MOSCOW (Reuters) -A Russian-backed separatist leader in eastern Ukraine announced the evacuation of his breakaway region’s residents to southeast Russia on Friday after an increase in shelling.
Announcing the move on social media, Denis Pushilin, head of the self-proclaimed Donetsk People’s Republic, said Russia had agreed to provide accommodation for people leaving and that women, children and the elderly should be prioritised.
There was no immediate commment from Russian officials or from Kyiv, and a Reuters witness in the region’s capital of Donetsk said there were no signs yet of an evacuation.
“As of today, Feb. 18, a mass centralised evacuation of the population to the Russian Federation has been organised,” Pushilin said. “Women, children and the elderly are to be evacuated first,” he said.

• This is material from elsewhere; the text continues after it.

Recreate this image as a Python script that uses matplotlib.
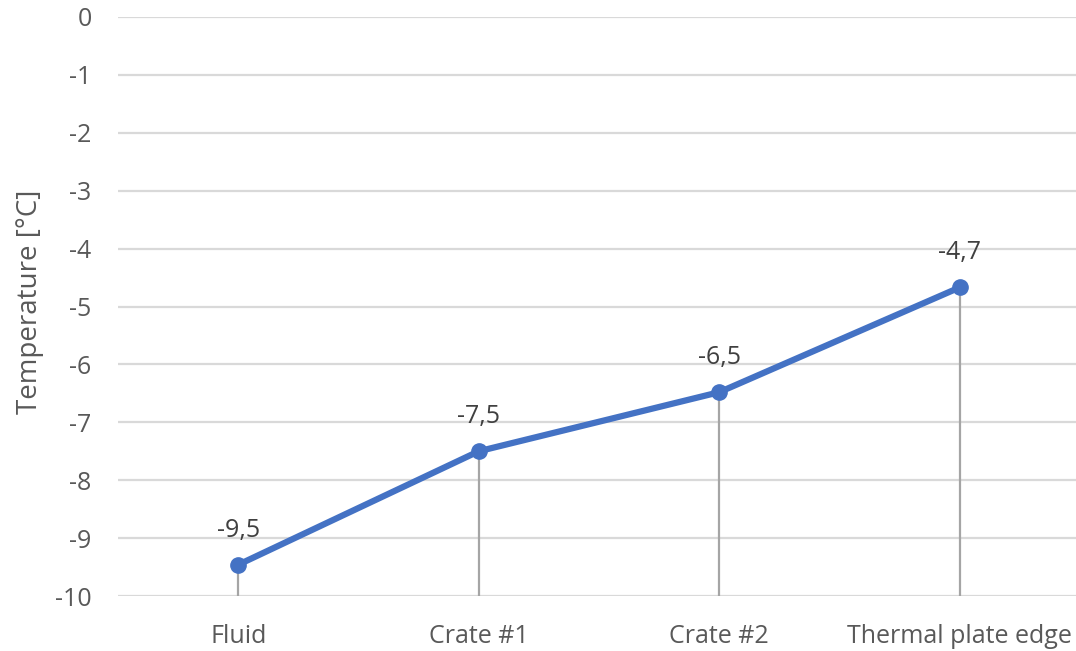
import matplotlib
matplotlib.use("Agg")
import matplotlib.pyplot as plt

categories = ["Fluid", "Crate #1", "Crate #2", "Thermal plate edge"]
temperatures = [-9.46, -7.5, -6.48, -4.67]
y_ticks = list(range(-10, 1))

plt.rcParams["font.family"] = ["Open Sans", "DejaVu Sans"]
text_color = "#595959"

fig = plt.figure(figsize=(10.76, 6.51), dpi=100)
ax = fig.add_axes([118 / 1076, 55 / 651, (1080 - 118) / 1076, (596 - 17) / 651])

x = list(range(len(categories)))
ax.set_xlim(-0.5, len(categories) - 0.5)
ax.set_ylim(-10, 0)

# horizontal gridlines
for t in y_ticks:
    ax.axhline(t, color="#d9d9d9", lw=1.6, zorder=0)

# drop lines from each point to the axis floor
ax.vlines(x, -10, temperatures, color="#a5a5a5", lw=1.6, zorder=1)

ax.plot(x, temperatures, color="#4472C4", lw=4.5, marker="o", ms=11,
        solid_capstyle="round", zorder=3)

for xi, v in zip(x, temperatures):
    ax.annotate(f"{v:.1f}".replace(".", ","), (xi, v), xytext=(0, 16),
                textcoords="offset points", ha="center", va="bottom",
                fontsize=18, color="#404040")

ax.set_xticks(x)
ax.set_xticklabels(categories)
ax.set_yticks(y_ticks)
ax.set_yticklabels([str(t) for t in y_ticks])
ax.tick_params(axis="both", length=0, labelsize=18, labelcolor=text_color)
ax.tick_params(axis="x", pad=20)
ax.tick_params(axis="y", pad=19)
for s in ax.spines.values():
    s.set_visible(False)

fig.text(30 / 1076, 1 - 302 / 651, "Temperature [°C]", rotation=90,
         ha="center", va="center", fontsize=20, color=text_color)

fig.savefig("out.png", dpi=100)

Washington and its allies have raised fears that the upsurge in violence in the region could form part of a Russian pretext to invade Ukraine. Tensions are already high over a Russian military buildup to the north, east and south of Ukraine.
Russia, which denies planning to attack, voiced alarm earlier on Friday over a sharp increase in shelling in the region known as the Donbass.
Several hundred thousand people plan to leave the Donetsk People’s Republic to Russia’s region of Rostov, the Interfax news agency cited a source in the self-declared republic’s parliament as saying.